Councillor Harlow was invited to respond to these points, commenting as follows:


·        It was very positive to hear the supportive comments.  He thanked the various speakers and in particular the general overview and scrutiny committee.  As a number of councillors had noted, significant improvement to the strategy had resulted from suggestions put forward by that committee.  


·        Agriculture and tourism – the invitation was made for specific projects to come forward, they would be given due consideration. 


·        On engagement with the market towns, it was noted that efforts had been made to ensure people were aware of the events in each town and in the rural area of Withington. Lessons had been learned and strengthened engagement opportunities would be introduced as matters moved forward. 


·        Congratulations were offered to Leominster for their recent accolades. 

·        It was also reported that active discussions were underway with Ross-on-Wye Town Council. 

·        It was acknowledged that in Ledbury greater scope existed to involve local members and the offer from ward members to support that engagement was warmly welcomed.  Strengthened arrangements for regular dialogue between ward and town councillors would be put in place.

·        The importance placed on the strategy presenting a Herefordshire vision was acknowledged.  All town councils were encouraged to propose projects that appropriately represented the ambitions of their respective areas and the county.


·      In regard to the Enterprise Zone – figures indicated that 350 jobs had been directly created with a further 697 job opportunities in the pipeline.  It was recognised that although located in Rotherwas, not all businesses were from Hereford city. They were made up of county wide interests. 


·        The University it was suggested countered the view that the vision was too Hereford centric.  Although based in Hereford, it would provide county wide benefits, with potential to become a regionally and nationally recognised institution. 


·        The wording used in recommendation b was addressed.  It was noted it had been written to avoid wasting council time when projects were updated or changed.  Reassurances were offered that the strategy would remain a living document with a framework designed to flex with changing national and international economic policies and circumstances.
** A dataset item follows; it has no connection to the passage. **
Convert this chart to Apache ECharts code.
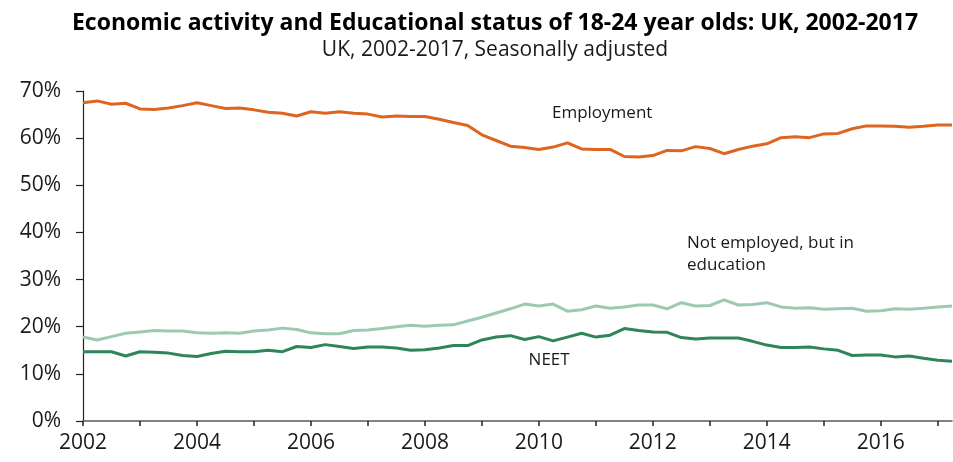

That      (a)  the Herefordshire economic vision attached at appendix 1 to the report be adopted as the county’s economic development strategy; and


              (b)  delegated authority be given to the cabinet member economy and corporate services to make technical amendments to the strategy during the period 2017 to 2021 on factual matters such as: updating of statistics, replacing images, and reflection of projects approved by cabinet within each aim of the strategy.